In summary, the National Live Stock Producers Association opposes this bill on the ground that:

1. It merges two institutions which were developed by the Government to serve two separate and distinct fields of activity;

2. It proposed to place the control and ownership of the discount agency in the hands of one group of users, discriminating against all other users;

3. It places on the consolidated bank the responsibility of supervising and servicing the production credit associations, which will be the owners of the bank.

I think you catch my point on that subject, the owner of the banking system being supervised by the bank. It is kind of "You scratch my back and I will scratch yours theory" which does not work too well.

4. The bill provides ways and means of paying the cost of this supervision of the production credit associations out of funds. derived from other financing institutions. The OFI's should not be required to pay any part of the cost of a service which is not available to them:

5. In case of dissolution the bill provides for distribution to the production credit associations-the stockholder-of the earning represented in the present surplus and reserves. This is definite discrimination against the other financing institutions.

I would like to add to this statement that I have presented 1 or 2 questions and then make a further recommendation.

We are trying to economize, at least, that is the theory that we are going on and we are trying to get the Government out of this this business of farm credit.

If this sale goes through, which is provided for in this bill, the borrowers, regardless of what association or what credit unit they are using, must expect to transfer to carry with it the cost of operation of the production credit corporations as they stand today.

I have seen or heard of no testimony that would indicate that they were going to reduce any of that cost. I believe the Governor did mention last week one place where as some of the older employees retired they would not be replaced.

I would like to call to your attention and the other members of this committee the last year that I have the final records on, the operations of the production credit corporations cost $1,702,000. Those costs must be transferred over to the combined bank. The loss in that last year was half a million dollars and the year previous it was three-quarters of a million dollars in the production credit corporation operation.
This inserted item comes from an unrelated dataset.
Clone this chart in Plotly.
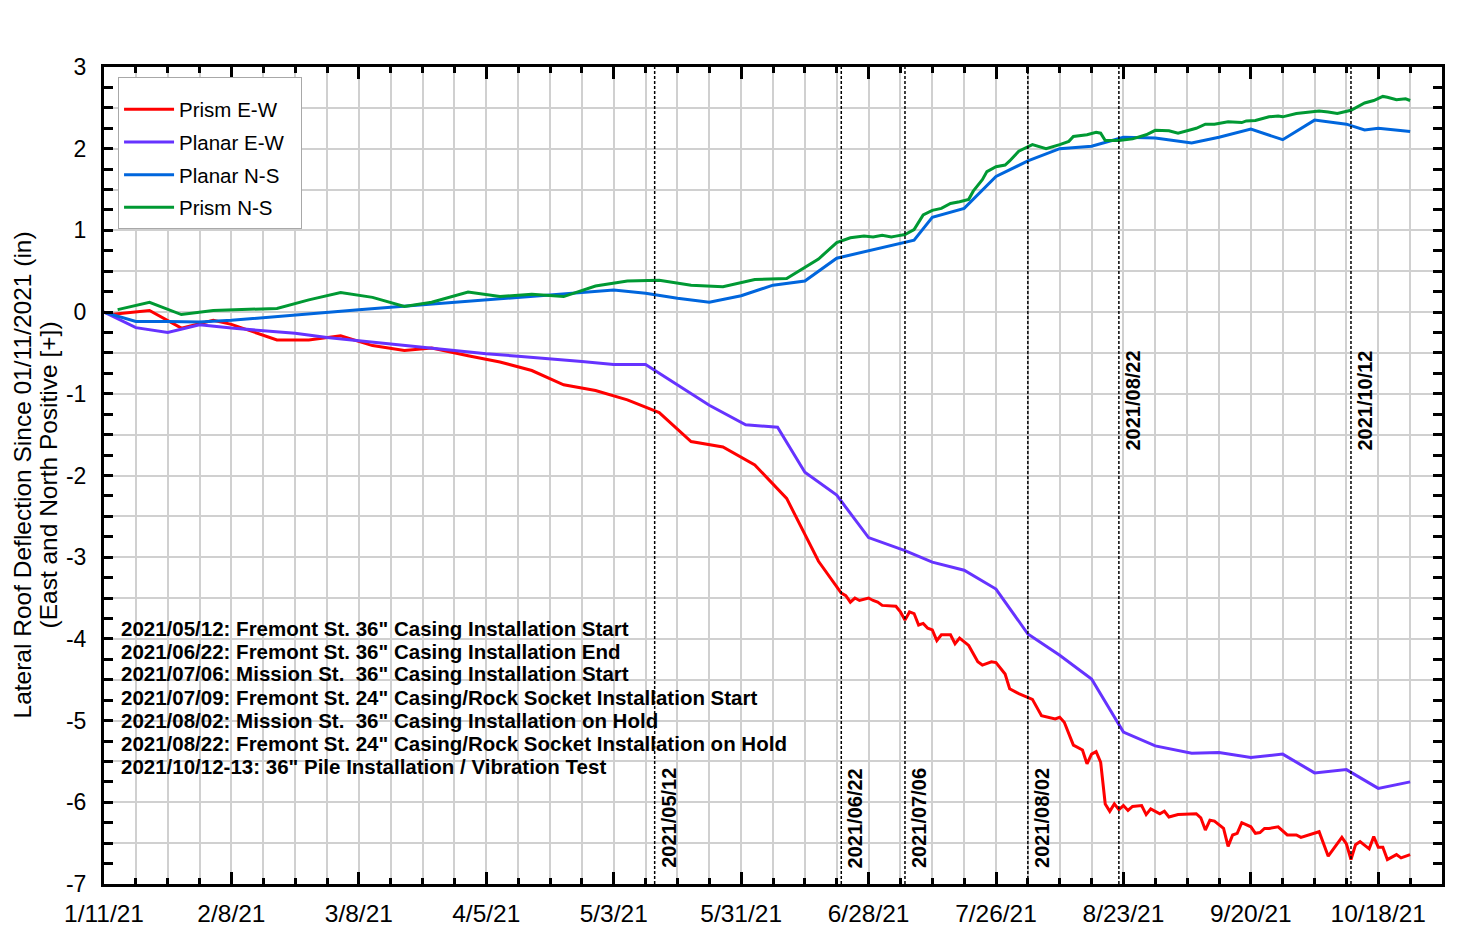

That loss was all taken out of the reserves which were built up when the Government had $90 million invested in the production credit corporation. They are down now to about $31 million in this last report that I have.

So the revenue from Government money invested in the system has dropped to a point where they are rapidly using up the surplus, at the rate of half to three-quarters of a million a year.

This proposed consolidation carries all of that cost into the consolidated bank, and our revenue will come from the intermediate credit banks to pay for it.

Up to this time the Government has paid for it. The Government has had the surplus in there but up from their funds and they have stood the loss of half to three-quarters of a million dollars annually.

Our borrowers across this country are in no position now, members of this committee, to face additional costs in their operating money. Lower prices for agricultural products, droughts, flood, and the other troubles that we have had puts us in a very bad position now to shoulder this load.

I ask the committee to definitely consider, if you unite the two, and take the Government out, if you do not place that $1,700,000 over on our interest payers to pick up the bills.

I have said to you that we would like to see the Federal intermediate credit banks left as they are until a plan can be worked out that will be fair to all users. I have not taken this bill. I took the House bill, H. R. 10285, and made the changes necessary, most of the changes necessary, to effect a change in this system which I think gives some chance of working and being fair to all.

I would like the privilege, Mr. Chairman, to take this bill, S. 3564, and make similar changes and submit it at a later date to your secretary. I haven't got those changes written into it today.